I saw him live.
Must've been the summer of '69. He was already on the downward slope. But for a year or so there, he was the sixties "South Park", the hippest show amongst the barely pubescent.
Oh, Mr. Sales had been on TV for years. But it was a children's show. Until he got kicked off the air for asking his viewers to go into their parents' wallets and send him "all the green pieces of paper with the pictures of guys in beards".
There was no TiVo, no Internet to see if it was true. Word passed in the classroom. Was the story to be believed?
All we knew is he was off the air. For a week. And when he came back, there was not a kid in junior high who was not tuned in, to see the dancing girls kicking it up to "Happy Days Are Here Again"! It HAD to be real! Soupy was winking at us!
They beat the irreverence out of adults. We depend on children to challenge convention. A child can't understand injustice. An adult can explain away the lack of health care reform by talking about self-reliance, the political process...all a kid knows is he's got an owiee and he wants it fixed!
That's kind of what killed the music business. Outsiders ruled in the sixties and seventies, then there was so much money involved, especially after the advent of MTV, that wannabe stars asked "where do I sign?" They were willing to do anything and everything to make it. They lost touch with their audience. Oh, they paid lip service to their fans, but truly they were in bed with their advertisers.
Not Soupy. With a collection of barely physically there characters, Soupy was akin to radio. It was theatre of the mind, on an incredibly stupid level. And kids love stupid.
But stupid with a twist. When Bon Vivant recalled cans of vichyssoise for botulism I knew what the potato soup was because of Charles Vichyssoise, who appeared on Soupy Sales' show.
You went to school every day and imitated White Fang.
It didn't last for long, but longer than the hula-hoop. Soupy Sales was our hero. Maybe because our parents hated him so much, they couldn't see the brilliance underneath the idiocy.
Soupy was so big, he recorded a record. Entitled "The Mouse", we performed it faithfully. Didn't take much. Hey, do the mouse, you can do it in your HOUSE!
And we did.
But that's not what brought me to Columbia that late summer day. No, I rode my Raleigh down the hill to see Simon & Garfunkel.
They'd already had a number of hits, a veritable catalog, but it was before "Bookends", they were in a bit of a lull, they could be seen as an evanescent pop act.
I locked my bike to a fence. And Simon & Garfunkel blew my mind. Paul Simon was not yet precious. And they could already sing and play. I thought of leaving after their performance. I wanted to maintain the high. But I stayed. To relive my junior high school days.
Soupy was frenetic. It was entertainment more then music. But when he did the Mouse, I did too.
Eventually Soupy's sons migrated from the pages of "Tiger Beat" to play with Todd Rundgren. We paid attention to their careers because of their legendary father.
But Soupy had peaked.
But he's never been forgotten.
Watching clips today I'm jetted back to an era when TV meant black and white. When an aged hipster, a living "Mad" magazine character, could be the leader of millions.

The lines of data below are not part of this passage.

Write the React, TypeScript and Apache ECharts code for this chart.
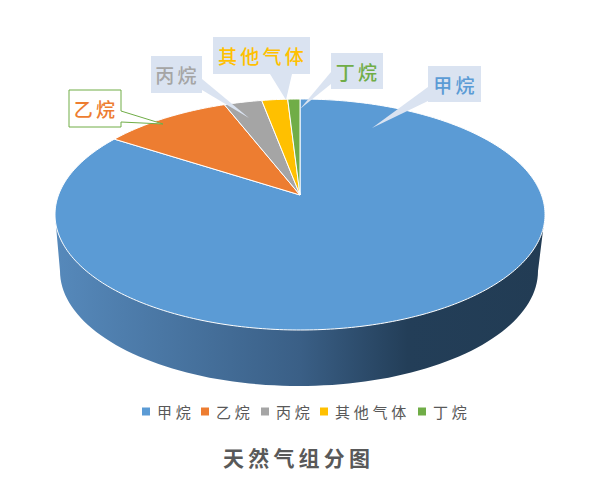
import React, { useEffect, useRef } from "react";
import * as echarts from "echarts";

const categories = ["甲烷", "乙烷", "丙烷", "其他气体", "丁烷"];
const shareValues = [86.4, 8.7, 2.5, 1.7, 0.8];
const sliceColors = ["#5b9bd5", "#ed7d31", "#a5a5a5", "#ffc000", "#70ad47"];
const chartTitle = "天然气组分图";

const legendLeft = [142, 201, 261, 320, 418];

const FONT = '"Noto Sans CJK SC", "Noto Sans", sans-serif';

// Perspective disc geometry
const TOP = { cx: 300, cy: 214.5, rx: 245, ry: 115.5 };
const BOTTOM = { cx: 299, cy: 271, rx: 239, ry: 115 };
const APEX: [number, number] = [300, 195];

// Callout boxes: [x, y, w, h], then the tail triangle
const callouts = [
  { name: "甲烷", box: [428, 66, 53, 36], tail: [[428, 87], [372, 128], [428, 101]], color: "#5b9bd5", bordered: false },
  { name: "乙烷", box: [69, 90, 52, 37], tail: [[121, 111], [163, 124], [121, 122]], color: "#ed7d31", bordered: true },
  { name: "丙烷", box: [151, 56, 51, 37], tail: [[202, 79], [249, 118], [202, 90]], color: "#a5a5a5", bordered: false },
  { name: "其他气体", box: [213, 37, 97, 37], tail: [[270, 74], [286, 100], [292, 74]], color: "#ffc000", bordered: false },
  { name: "丁烷", box: [331, 53, 52, 36], tail: [[331, 72], [300, 109], [331, 84]], color: "#70ad47", bordered: false },
];

const total = shareValues.reduce((a, b) => a + b, 0);

function rimPoint(deg: number): [number, number] {
  const r = (deg * Math.PI) / 180;
  return [TOP.cx + TOP.rx * Math.sin(r), TOP.cy - TOP.ry * Math.cos(r)];
}

function slicePoints(index: number): [number, number][] {
  const before = shareValues.slice(0, index).reduce((a, b) => a + b, 0);
  const start = (before / total) * 360;
  const end = ((before + shareValues[index]) / total) * 360;
  const steps = Math.max(4, Math.ceil(end - start));
  const pts: [number, number][] = [APEX];
  for (let i = 0; i <= steps; i++) pts.push(rimPoint(start + ((end - start) * i) / steps));
  return pts;
}

function wallPoints(): [number, number][] {
  const pts: [number, number][] = [[TOP.cx - TOP.rx, TOP.cy]];
  for (let a = 0; a <= 180; a += 2) {
    const r = (a * Math.PI) / 180;
    pts.push([BOTTOM.cx - BOTTOM.rx * Math.cos(r), BOTTOM.cy + BOTTOM.ry * Math.sin(r)]);
  }
  pts.push([TOP.cx + TOP.rx, TOP.cy]);
  return pts;
}

export default function App() {
  const ref = useRef<HTMLDivElement>(null);
  useEffect(() => {
    const chart = echarts.init(ref.current!, undefined, { renderer: "svg" });
    const wallFill = new echarts.graphic.LinearGradient(0, 0, 1, 0, [
      { offset: 0, color: "#5689bb" },
      { offset: 0.5, color: "#3a5f86" },
      { offset: 0.72, color: "#233e58" },
      { offset: 1, color: "#223c54" },
    ]);
    const series = categories.map((name, i) => ({
      type: "custom",
      name,
      coordinateSystem: "none",
      color: sliceColors[i],
      itemStyle: { color: sliceColors[i] },
      data: [shareValues[i]],
      renderItem: () => {
        const slice = {
          type: "polygon",
          shape: { points: slicePoints(i) },
          style: { fill: sliceColors[i], stroke: "#ffffff", lineWidth: 1 },
        };
        if (i !== 0) return slice;
        return {
          type: "group",
          children: [
            { type: "polygon", shape: { points: wallPoints() }, style: { fill: wallFill } },
            slice,
          ],
        };
      },
    }));
    const graphicEls: any[] = [];
    callouts.forEach((c) => {
      const [x, y, w, h] = c.box;
      const fill = c.bordered ? "#ffffff" : "#dae3f1";
      if (c.bordered) {
        graphicEls.push({
          type: "polygon",
          z: 100,
          shape: { points: [[x, y], [x + w, y], [x + w, c.tail[0][1]], c.tail[1], [x + w, c.tail[2][1]], [x + w, y + h], [x, y + h]] },
          style: { fill, stroke: "#70ad47", lineWidth: 1 },
        });
      } else {
        graphicEls.push({ type: "rect", z: 100, shape: { x, y, width: w, height: h }, style: { fill } });
        graphicEls.push({ type: "polygon", z: 100, shape: { points: c.tail }, style: { fill } });
      }
      graphicEls.push({
        type: "text",
        z: 101,
        x: x + w / 2 + 1,
        y: y + h / 2,
        style: {
          text: c.name,
          fill: c.color,
          font: `500 19px ${FONT}`,
          textAlign: "center",
          textVerticalAlign: "middle",
        },
      });
    });
    chart.setOption({
      animation: false,
      backgroundColor: "#ffffff",
      title: {
        text: chartTitle,
        left: 223,
        top: 446,
        padding: 0,
        textStyle: { color: "#595959", fontSize: 21, fontWeight: "bold", fontFamily: FONT },
      },
      legend: categories.map((name, i) => ({
        data: [name],
        left: legendLeft[i],
        top: 404,
        padding: 0,
        icon: "rect",
        itemWidth: 8,
        itemHeight: 8,
        itemGap: 0,
        textStyle: { color: "#595959", fontSize: 15, fontFamily: FONT, padding: [0, 0, 0, 2] },
      })),
      series,
      graphic: graphicEls,
    });
    return () => chart.dispose();
  }, []);
  return (
    <>
      <style>{`body{margin:0} #pie-chart text{letter-spacing:.17em} #pie-chart text[style*="15px"]{letter-spacing:.25em} #pie-chart text[style*="21px"]{letter-spacing:.2em}`}</style>
      <div id="pie-chart" ref={ref} style={{ width: 600, height: 477 }} />
    </>
  );
}
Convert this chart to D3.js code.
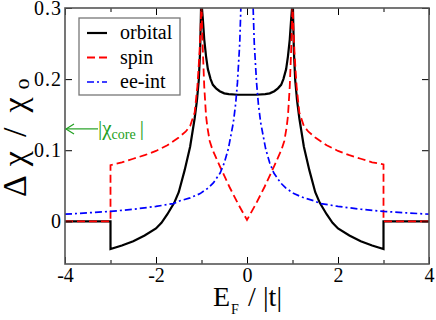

That's what stardom is. When your fans are like putty in your hands.
It's not about exposure, it's about creativity.
Soupy may have aired a stupid show, but the creativity positively beamed from the screen. It was not hip to be dumb, you wanted to be smart. So smart, you could be stupid. Not so media would trumpet your successes, but so insiders would feel like members of a club.
Soupy Sales had a huge club. We graduated from "Mickey Mouse" to him. Long live the inanity!